青山岳史さん(㈲日康金属製作所)
青山さんは、日康金属製作所という小さな町工場を営んでいる。常務取締役として、父と兄と三人でさまざまな発注を受け、板金製作している。板金を曲げ、組み立て、通信機器や電源筐体を作るのが主な仕事だ。
それだけでなく、子どもが通う小中学校のPTA活動や町内会活動などにも楽しみながら主体的に参加している。
つながりが互いの仕事を生む
青山さんは、働くうえで、少しの時間も無駄にせず、緊張感をもって仕事に臨んでいる。また、小さな部品一つひとつに責任を持ち、こだわって製作している。「ただ形を作って終わりではなく、相手からどうみられるか」を考え、「日康金属の製品」として外に出しても恥ずかしくないような部品づくりを心がけている。それだけでなく、発注先の納期期限を守るため、日頃から効率よく作業している。設備的に難しい作業は、「工業会」の仲間と協力して製品をつくっている。

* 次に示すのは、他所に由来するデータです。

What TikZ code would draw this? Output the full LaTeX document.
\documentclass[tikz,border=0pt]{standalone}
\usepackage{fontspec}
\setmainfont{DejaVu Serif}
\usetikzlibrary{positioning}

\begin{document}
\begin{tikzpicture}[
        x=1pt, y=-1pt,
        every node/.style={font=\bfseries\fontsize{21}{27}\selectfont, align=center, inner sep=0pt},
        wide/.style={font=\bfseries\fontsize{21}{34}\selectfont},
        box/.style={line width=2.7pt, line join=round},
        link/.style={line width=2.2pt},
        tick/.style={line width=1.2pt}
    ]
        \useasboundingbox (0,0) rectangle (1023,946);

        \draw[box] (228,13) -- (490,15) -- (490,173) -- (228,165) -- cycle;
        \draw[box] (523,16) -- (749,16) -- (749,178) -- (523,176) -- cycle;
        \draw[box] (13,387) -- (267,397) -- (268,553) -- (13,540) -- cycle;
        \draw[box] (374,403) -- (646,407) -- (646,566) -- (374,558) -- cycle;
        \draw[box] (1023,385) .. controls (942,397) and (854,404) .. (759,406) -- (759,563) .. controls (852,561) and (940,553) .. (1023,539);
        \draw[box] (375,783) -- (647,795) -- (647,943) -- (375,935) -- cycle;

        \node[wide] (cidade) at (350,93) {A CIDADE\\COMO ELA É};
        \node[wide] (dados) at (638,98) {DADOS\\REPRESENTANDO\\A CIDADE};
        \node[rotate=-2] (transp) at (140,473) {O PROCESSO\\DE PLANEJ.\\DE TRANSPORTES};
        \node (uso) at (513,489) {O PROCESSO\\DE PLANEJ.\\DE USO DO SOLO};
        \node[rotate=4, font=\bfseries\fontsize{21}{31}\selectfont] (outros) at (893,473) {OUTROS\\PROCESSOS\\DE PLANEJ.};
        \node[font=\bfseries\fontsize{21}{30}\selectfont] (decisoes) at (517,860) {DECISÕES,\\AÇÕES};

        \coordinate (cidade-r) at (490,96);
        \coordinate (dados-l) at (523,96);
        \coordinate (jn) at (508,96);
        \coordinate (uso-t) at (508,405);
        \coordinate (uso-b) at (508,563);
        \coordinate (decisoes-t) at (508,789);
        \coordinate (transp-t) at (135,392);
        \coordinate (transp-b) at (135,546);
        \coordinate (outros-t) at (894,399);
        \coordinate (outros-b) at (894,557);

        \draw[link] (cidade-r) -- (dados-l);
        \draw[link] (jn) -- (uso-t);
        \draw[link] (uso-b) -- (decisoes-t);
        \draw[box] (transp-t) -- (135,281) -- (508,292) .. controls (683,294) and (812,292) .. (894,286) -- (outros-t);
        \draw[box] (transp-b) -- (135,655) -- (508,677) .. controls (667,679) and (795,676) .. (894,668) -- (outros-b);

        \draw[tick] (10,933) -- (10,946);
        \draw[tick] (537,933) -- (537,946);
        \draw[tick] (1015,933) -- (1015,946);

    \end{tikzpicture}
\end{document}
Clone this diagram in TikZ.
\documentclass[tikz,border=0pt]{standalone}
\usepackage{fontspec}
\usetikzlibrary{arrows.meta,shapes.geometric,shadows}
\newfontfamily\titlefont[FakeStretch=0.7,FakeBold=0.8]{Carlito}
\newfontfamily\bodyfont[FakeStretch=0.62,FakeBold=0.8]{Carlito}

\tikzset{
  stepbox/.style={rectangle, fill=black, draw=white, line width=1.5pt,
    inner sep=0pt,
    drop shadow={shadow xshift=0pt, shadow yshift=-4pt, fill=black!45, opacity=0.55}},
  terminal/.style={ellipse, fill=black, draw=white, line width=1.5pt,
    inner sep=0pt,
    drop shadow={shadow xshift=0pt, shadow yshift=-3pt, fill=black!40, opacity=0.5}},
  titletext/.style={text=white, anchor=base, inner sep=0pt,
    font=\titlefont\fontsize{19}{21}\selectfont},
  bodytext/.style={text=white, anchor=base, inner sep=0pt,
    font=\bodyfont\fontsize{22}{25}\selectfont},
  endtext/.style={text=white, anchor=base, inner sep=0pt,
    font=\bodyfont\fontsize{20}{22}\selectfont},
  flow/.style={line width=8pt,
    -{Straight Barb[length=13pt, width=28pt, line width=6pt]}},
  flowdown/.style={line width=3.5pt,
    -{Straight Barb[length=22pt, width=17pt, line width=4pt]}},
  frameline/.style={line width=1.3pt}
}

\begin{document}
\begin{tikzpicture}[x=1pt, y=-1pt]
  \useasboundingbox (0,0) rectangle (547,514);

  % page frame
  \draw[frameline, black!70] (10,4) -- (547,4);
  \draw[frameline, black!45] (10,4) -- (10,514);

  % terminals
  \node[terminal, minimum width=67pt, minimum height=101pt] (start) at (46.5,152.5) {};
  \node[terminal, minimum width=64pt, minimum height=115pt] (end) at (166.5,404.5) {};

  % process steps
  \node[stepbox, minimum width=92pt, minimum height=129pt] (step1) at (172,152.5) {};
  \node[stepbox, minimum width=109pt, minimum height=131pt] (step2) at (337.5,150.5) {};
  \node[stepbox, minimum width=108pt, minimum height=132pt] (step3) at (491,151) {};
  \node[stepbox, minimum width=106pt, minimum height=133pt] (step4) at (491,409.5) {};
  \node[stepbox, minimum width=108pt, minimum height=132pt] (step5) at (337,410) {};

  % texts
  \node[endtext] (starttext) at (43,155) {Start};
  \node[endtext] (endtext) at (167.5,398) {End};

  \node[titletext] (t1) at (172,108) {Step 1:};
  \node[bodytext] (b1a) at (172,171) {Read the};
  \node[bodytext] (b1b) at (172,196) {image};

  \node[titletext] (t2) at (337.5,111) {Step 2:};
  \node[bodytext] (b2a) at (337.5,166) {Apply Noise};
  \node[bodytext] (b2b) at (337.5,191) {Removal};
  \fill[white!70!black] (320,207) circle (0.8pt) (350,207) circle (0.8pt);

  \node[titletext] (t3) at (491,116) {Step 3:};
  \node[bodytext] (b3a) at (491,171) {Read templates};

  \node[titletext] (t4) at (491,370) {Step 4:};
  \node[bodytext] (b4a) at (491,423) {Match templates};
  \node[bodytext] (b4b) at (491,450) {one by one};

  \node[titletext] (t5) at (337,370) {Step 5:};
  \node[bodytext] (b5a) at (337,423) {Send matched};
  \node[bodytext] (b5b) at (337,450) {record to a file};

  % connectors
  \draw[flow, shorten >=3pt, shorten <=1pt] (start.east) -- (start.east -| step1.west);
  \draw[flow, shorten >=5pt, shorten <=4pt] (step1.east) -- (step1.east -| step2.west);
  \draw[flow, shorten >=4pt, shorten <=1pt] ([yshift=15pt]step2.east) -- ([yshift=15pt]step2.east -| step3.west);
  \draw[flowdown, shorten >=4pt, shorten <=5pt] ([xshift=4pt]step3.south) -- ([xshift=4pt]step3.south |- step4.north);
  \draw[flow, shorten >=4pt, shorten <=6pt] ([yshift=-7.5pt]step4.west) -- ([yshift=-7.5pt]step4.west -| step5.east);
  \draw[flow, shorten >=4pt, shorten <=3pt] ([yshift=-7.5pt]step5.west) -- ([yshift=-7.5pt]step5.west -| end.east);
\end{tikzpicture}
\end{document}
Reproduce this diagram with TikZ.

工業会は、同業種の若手経営者の集まりだ。経営が落ち込んでいるとき、青山さんは自らが使用している機械の製造メーカーが主催する異業種交流会に参加した。それがきっかけで、似た境遇にある工場の2代目3代目とのかかわりが深くなった。そのメンバーが集まり「工業会」が生まれた。工業会をつくることで、自分の工場では設備的に難しい仕事も他の工場と協力して行えるようになった。メンバーの親睦が深まったことで、工場同士の連携が取りやすくなり、より多くの仕事を受け入れられることにもつながった。
自分の工場だけではなく周りの工場も忙しくなるー。これは青山さん自身が大切にしている想いだ。自分は工業会というチームの一員だから、自分だけが忙しくなるのではなく、同じ業界の仲間と協力しながら、ともに発展していくことを望んでいる。そうすることで、さまざまな発注に対応できるようになる。この想いを仲間と共有しようと青山さんは努めている。
自分の思いを素直に話せる仲間づくりを
青山さんは、仕事の他にもさまざまな地域活動に参加している。学生の頃に入っていた少年野球がその始まりだ。今では、工業会、母校のPTA、町内会での活動、ソフトボールチームの監督、草野球チームで活動している。誰かのために自分の時間を犠牲にするのではなく、自分が楽しむというスタンスで積極的に参加している。また、人々とのつながりも大切にしている。参加する活動それぞれで、年齢も職業もさまざまな人とのかかわりができる。中には20年来の付き合いの人もいるという。自らを「オープンな性格」と語る青山さんは、人とかかわる際になんでも包み隠さず話すことを心がけている。そんな青山さんをみて、真剣に向き合ってくれていると感じ、相談を持ちかける人も少なくない。相談し合えるほどの深いかかわりを築けているのは、青山さんがさまざまな活動に参加し、チャレンジし続けているからだ。
青山さんは学生時代に多くの人とかかわり、今でもその関係は続いているという。学生の私たちにも、多くの人とのつながりを持ち、色々なことにチャレンジしてほしいとアドバイスを送る。スマートフォンばかり眺めるような、リアルなコミュニケーションのない生活を送るのではなく、多くのことに目をむけ、ふだん見過ごしてしまうようなチャンスを逃さないように心がけてほしい、そう青山さんは語る。多く人とつながり、そのなかで自分の思いや考えを素直に話せる仲間を一人でも多くつくることが、青山さんにとっての理想でもある。
編集後記
人との心のつながりを大切にする青山さんの生き方に触れ、今まで得られたつながりを大事にしていきたいと感じた。今後得られるつながりや、今まで気づかなかったつながりも大切にしながら、青山さんのように自信を持った社会人になっていきたい。